Exercise directions
Copy out all of the material exactly.

Material

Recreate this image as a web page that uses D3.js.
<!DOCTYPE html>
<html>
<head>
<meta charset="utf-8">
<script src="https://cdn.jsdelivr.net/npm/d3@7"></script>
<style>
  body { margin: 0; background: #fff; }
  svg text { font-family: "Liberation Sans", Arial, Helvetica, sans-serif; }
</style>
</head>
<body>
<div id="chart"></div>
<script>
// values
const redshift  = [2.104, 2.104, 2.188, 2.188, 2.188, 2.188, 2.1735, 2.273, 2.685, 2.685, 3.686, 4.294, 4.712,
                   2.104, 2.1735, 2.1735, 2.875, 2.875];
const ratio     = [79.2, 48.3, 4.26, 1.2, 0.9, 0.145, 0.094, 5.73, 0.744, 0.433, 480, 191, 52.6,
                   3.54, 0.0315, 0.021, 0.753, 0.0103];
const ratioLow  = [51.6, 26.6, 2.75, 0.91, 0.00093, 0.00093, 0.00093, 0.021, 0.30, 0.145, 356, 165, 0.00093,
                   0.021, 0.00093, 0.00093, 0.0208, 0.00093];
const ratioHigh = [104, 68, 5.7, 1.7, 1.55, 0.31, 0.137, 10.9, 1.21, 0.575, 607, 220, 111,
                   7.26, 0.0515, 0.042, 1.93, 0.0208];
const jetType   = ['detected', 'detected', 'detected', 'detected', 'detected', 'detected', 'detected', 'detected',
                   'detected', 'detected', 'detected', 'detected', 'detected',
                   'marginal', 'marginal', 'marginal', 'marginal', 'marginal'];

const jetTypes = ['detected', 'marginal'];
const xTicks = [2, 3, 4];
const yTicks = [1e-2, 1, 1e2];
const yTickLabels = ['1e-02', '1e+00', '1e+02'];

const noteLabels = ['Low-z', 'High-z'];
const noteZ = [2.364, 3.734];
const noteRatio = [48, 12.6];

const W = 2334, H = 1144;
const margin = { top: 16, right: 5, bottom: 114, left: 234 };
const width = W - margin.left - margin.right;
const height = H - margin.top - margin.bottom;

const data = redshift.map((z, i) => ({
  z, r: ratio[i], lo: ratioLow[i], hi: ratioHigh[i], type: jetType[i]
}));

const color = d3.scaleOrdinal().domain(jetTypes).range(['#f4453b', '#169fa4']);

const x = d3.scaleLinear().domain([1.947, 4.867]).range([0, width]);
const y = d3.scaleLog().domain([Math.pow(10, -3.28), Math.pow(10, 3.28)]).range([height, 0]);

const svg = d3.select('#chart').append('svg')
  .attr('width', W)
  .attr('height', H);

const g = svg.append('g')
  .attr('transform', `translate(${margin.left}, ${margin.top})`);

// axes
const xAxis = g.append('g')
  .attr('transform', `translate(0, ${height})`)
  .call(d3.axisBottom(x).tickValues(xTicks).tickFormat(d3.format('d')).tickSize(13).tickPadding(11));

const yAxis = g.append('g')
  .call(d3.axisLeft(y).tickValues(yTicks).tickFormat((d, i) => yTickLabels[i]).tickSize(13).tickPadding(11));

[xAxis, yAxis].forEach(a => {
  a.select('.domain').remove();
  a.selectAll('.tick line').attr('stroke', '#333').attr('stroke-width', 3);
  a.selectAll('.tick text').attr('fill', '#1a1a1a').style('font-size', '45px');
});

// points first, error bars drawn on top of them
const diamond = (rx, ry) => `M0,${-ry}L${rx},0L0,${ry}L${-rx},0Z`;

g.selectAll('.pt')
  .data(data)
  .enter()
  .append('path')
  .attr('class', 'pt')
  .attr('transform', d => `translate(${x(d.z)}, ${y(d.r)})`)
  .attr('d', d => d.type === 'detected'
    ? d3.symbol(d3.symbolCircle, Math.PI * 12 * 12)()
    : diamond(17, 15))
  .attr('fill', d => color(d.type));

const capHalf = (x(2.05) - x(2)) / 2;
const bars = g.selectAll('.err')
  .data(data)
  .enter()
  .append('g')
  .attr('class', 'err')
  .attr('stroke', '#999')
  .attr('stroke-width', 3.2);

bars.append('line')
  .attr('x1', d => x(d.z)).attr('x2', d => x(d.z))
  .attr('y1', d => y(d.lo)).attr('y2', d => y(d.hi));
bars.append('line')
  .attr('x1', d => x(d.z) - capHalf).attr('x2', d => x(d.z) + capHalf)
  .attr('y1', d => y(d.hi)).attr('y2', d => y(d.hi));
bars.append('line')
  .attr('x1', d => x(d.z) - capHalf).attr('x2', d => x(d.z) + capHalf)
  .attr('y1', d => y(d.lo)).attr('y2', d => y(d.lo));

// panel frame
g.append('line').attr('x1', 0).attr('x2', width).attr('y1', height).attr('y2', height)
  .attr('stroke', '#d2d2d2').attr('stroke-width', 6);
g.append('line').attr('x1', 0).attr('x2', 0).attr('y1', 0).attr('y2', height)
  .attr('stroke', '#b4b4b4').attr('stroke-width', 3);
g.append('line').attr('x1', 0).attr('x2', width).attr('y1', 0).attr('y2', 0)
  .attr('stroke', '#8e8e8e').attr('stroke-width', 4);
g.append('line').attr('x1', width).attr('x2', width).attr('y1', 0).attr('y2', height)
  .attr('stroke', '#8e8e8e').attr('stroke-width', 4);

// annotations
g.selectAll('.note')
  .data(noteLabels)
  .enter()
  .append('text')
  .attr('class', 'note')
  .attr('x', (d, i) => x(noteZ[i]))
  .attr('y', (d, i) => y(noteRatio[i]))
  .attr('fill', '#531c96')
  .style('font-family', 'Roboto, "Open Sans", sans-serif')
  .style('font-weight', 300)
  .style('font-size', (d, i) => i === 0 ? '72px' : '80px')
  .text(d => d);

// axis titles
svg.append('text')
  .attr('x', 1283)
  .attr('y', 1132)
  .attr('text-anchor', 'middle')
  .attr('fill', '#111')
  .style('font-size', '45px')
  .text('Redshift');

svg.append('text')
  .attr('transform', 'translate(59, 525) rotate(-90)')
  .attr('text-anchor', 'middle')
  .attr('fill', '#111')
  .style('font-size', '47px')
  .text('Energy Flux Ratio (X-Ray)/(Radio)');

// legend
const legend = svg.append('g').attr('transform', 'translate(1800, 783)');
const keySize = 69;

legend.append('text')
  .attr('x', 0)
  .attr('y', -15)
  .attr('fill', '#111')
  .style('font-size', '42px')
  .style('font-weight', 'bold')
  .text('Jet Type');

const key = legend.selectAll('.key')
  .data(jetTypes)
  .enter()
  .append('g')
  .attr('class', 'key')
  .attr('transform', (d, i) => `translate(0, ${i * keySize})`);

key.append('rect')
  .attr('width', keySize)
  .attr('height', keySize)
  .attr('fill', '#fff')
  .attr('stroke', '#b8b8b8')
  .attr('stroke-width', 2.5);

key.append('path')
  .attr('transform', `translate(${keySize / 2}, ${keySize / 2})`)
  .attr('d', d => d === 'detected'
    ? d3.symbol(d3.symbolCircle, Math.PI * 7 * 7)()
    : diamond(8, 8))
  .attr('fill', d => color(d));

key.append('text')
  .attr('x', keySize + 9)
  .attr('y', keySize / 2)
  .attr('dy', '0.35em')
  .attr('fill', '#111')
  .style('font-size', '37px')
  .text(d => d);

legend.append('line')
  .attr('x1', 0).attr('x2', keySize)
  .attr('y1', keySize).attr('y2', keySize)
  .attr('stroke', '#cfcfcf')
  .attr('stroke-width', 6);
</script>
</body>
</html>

Response to the exercise
Recreate this image as a web page that uses D3.js.
<!DOCTYPE html>
<html>
<head>
<meta charset="utf-8">
<script src="https://cdn.jsdelivr.net/npm/d3@7"></script>
<style>
  body { margin: 0; background: #fff; }
  svg text { font-family: "Liberation Sans", Arial, Helvetica, sans-serif; }
</style>
</head>
<body>
<div id="chart"></div>
<script>
// values
const redshift  = [2.104, 2.104, 2.188, 2.188, 2.188, 2.188, 2.1735, 2.273, 2.685, 2.685, 3.686, 4.294, 4.712,
                   2.104, 2.1735, 2.1735, 2.875, 2.875];
const ratio     = [79.2, 48.3, 4.26, 1.2, 0.9, 0.145, 0.094, 5.73, 0.744, 0.433, 480, 191, 52.6,
                   3.54, 0.0315, 0.021, 0.753, 0.0103];
const ratioLow  = [51.6, 26.6, 2.75, 0.91, 0.00093, 0.00093, 0.00093, 0.021, 0.30, 0.145, 356, 165, 0.00093,
                   0.021, 0.00093, 0.00093, 0.0208, 0.00093];
const ratioHigh = [104, 68, 5.7, 1.7, 1.55, 0.31, 0.137, 10.9, 1.21, 0.575, 607, 220, 111,
                   7.26, 0.0515, 0.042, 1.93, 0.0208];
const jetType   = ['detected', 'detected', 'detected', 'detected', 'detected', 'detected', 'detected', 'detected',
                   'detected', 'detected', 'detected', 'detected', 'detected',
                   'marginal', 'marginal', 'marginal', 'marginal', 'marginal'];

const jetTypes = ['detected', 'marginal'];
const xTicks = [2, 3, 4];
const yTicks = [1e-2, 1, 1e2];
const yTickLabels = ['1e-02', '1e+00', '1e+02'];

const noteLabels = ['Low-z', 'High-z'];
const noteZ = [2.364, 3.734];
const noteRatio = [48, 12.6];

const W = 2334, H = 1144;
const margin = { top: 16, right: 5, bottom: 114, left: 234 };
const width = W - margin.left - margin.right;
const height = H - margin.top - margin.bottom;

const data = redshift.map((z, i) => ({
  z, r: ratio[i], lo: ratioLow[i], hi: ratioHigh[i], type: jetType[i]
}));

const color = d3.scaleOrdinal().domain(jetTypes).range(['#f4453b', '#169fa4']);

const x = d3.scaleLinear().domain([1.947, 4.867]).range([0, width]);
const y = d3.scaleLog().domain([Math.pow(10, -3.28), Math.pow(10, 3.28)]).range([height, 0]);

const svg = d3.select('#chart').append('svg')
  .attr('width', W)
  .attr('height', H);

const g = svg.append('g')
  .attr('transform', `translate(${margin.left}, ${margin.top})`);

// axes
const xAxis = g.append('g')
  .attr('transform', `translate(0, ${height})`)
  .call(d3.axisBottom(x).tickValues(xTicks).tickFormat(d3.format('d')).tickSize(13).tickPadding(11));

const yAxis = g.append('g')
  .call(d3.axisLeft(y).tickValues(yTicks).tickFormat((d, i) => yTickLabels[i]).tickSize(13).tickPadding(11));

[xAxis, yAxis].forEach(a => {
  a.select('.domain').remove();
  a.selectAll('.tick line').attr('stroke', '#333').attr('stroke-width', 3);
  a.selectAll('.tick text').attr('fill', '#1a1a1a').style('font-size', '45px');
});

// points first, error bars drawn on top of them
const diamond = (rx, ry) => `M0,${-ry}L${rx},0L0,${ry}L${-rx},0Z`;

g.selectAll('.pt')
  .data(data)
  .enter()
  .append('path')
  .attr('class', 'pt')
  .attr('transform', d => `translate(${x(d.z)}, ${y(d.r)})`)
  .attr('d', d => d.type === 'detected'
    ? d3.symbol(d3.symbolCircle, Math.PI * 12 * 12)()
    : diamond(17, 15))
  .attr('fill', d => color(d.type));

const capHalf = (x(2.05) - x(2)) / 2;
const bars = g.selectAll('.err')
  .data(data)
  .enter()
  .append('g')
  .attr('class', 'err')
  .attr('stroke', '#999')
  .attr('stroke-width', 3.2);

bars.append('line')
  .attr('x1', d => x(d.z)).attr('x2', d => x(d.z))
  .attr('y1', d => y(d.lo)).attr('y2', d => y(d.hi));
bars.append('line')
  .attr('x1', d => x(d.z) - capHalf).attr('x2', d => x(d.z) + capHalf)
  .attr('y1', d => y(d.hi)).attr('y2', d => y(d.hi));
bars.append('line')
  .attr('x1', d => x(d.z) - capHalf).attr('x2', d => x(d.z) + capHalf)
  .attr('y1', d => y(d.lo)).attr('y2', d => y(d.lo));

// panel frame
g.append('line').attr('x1', 0).attr('x2', width).attr('y1', height).attr('y2', height)
  .attr('stroke', '#d2d2d2').attr('stroke-width', 6);
g.append('line').attr('x1', 0).attr('x2', 0).attr('y1', 0).attr('y2', height)
  .attr('stroke', '#b4b4b4').attr('stroke-width', 3);
g.append('line').attr('x1', 0).attr('x2', width).attr('y1', 0).attr('y2', 0)
  .attr('stroke', '#8e8e8e').attr('stroke-width', 4);
g.append('line').attr('x1', width).attr('x2', width).attr('y1', 0).attr('y2', height)
  .attr('stroke', '#8e8e8e').attr('stroke-width', 4);

// annotations
g.selectAll('.note')
  .data(noteLabels)
  .enter()
  .append('text')
  .attr('class', 'note')
  .attr('x', (d, i) => x(noteZ[i]))
  .attr('y', (d, i) => y(noteRatio[i]))
  .attr('fill', '#531c96')
  .style('font-family', 'Roboto, "Open Sans", sans-serif')
  .style('font-weight', 300)
  .style('font-size', (d, i) => i === 0 ? '72px' : '80px')
  .text(d => d);

// axis titles
svg.append('text')
  .attr('x', 1283)
  .attr('y', 1132)
  .attr('text-anchor', 'middle')
  .attr('fill', '#111')
  .style('font-size', '45px')
  .text('Redshift');

svg.append('text')
  .attr('transform', 'translate(59, 525) rotate(-90)')
  .attr('text-anchor', 'middle')
  .attr('fill', '#111')
  .style('font-size', '47px')
  .text('Energy Flux Ratio (X-Ray)/(Radio)');

// legend
const legend = svg.append('g').attr('transform', 'translate(1800, 783)');
const keySize = 69;

legend.append('text')
  .attr('x', 0)
  .attr('y', -15)
  .attr('fill', '#111')
  .style('font-size', '42px')
  .style('font-weight', 'bold')
  .text('Jet Type');

const key = legend.selectAll('.key')
  .data(jetTypes)
  .enter()
  .append('g')
  .attr('class', 'key')
  .attr('transform', (d, i) => `translate(0, ${i * keySize})`);

key.append('rect')
  .attr('width', keySize)
  .attr('height', keySize)
  .attr('fill', '#fff')
  .attr('stroke', '#b8b8b8')
  .attr('stroke-width', 2.5);

key.append('path')
  .attr('transform', `translate(${keySize / 2}, ${keySize / 2})`)
  .attr('d', d => d === 'detected'
    ? d3.symbol(d3.symbolCircle, Math.PI * 7 * 7)()
    : diamond(8, 8))
  .attr('fill', d => color(d));

key.append('text')
  .attr('x', keySize + 9)
  .attr('y', keySize / 2)
  .attr('dy', '0.35em')
  .attr('fill', '#111')
  .style('font-size', '37px')
  .text(d => d);

legend.append('line')
  .attr('x1', 0).attr('x2', keySize)
  .attr('y1', keySize).attr('y2', keySize)
  .attr('stroke', '#cfcfcf')
  .attr('stroke-width', 6);
</script>
</body>
</html>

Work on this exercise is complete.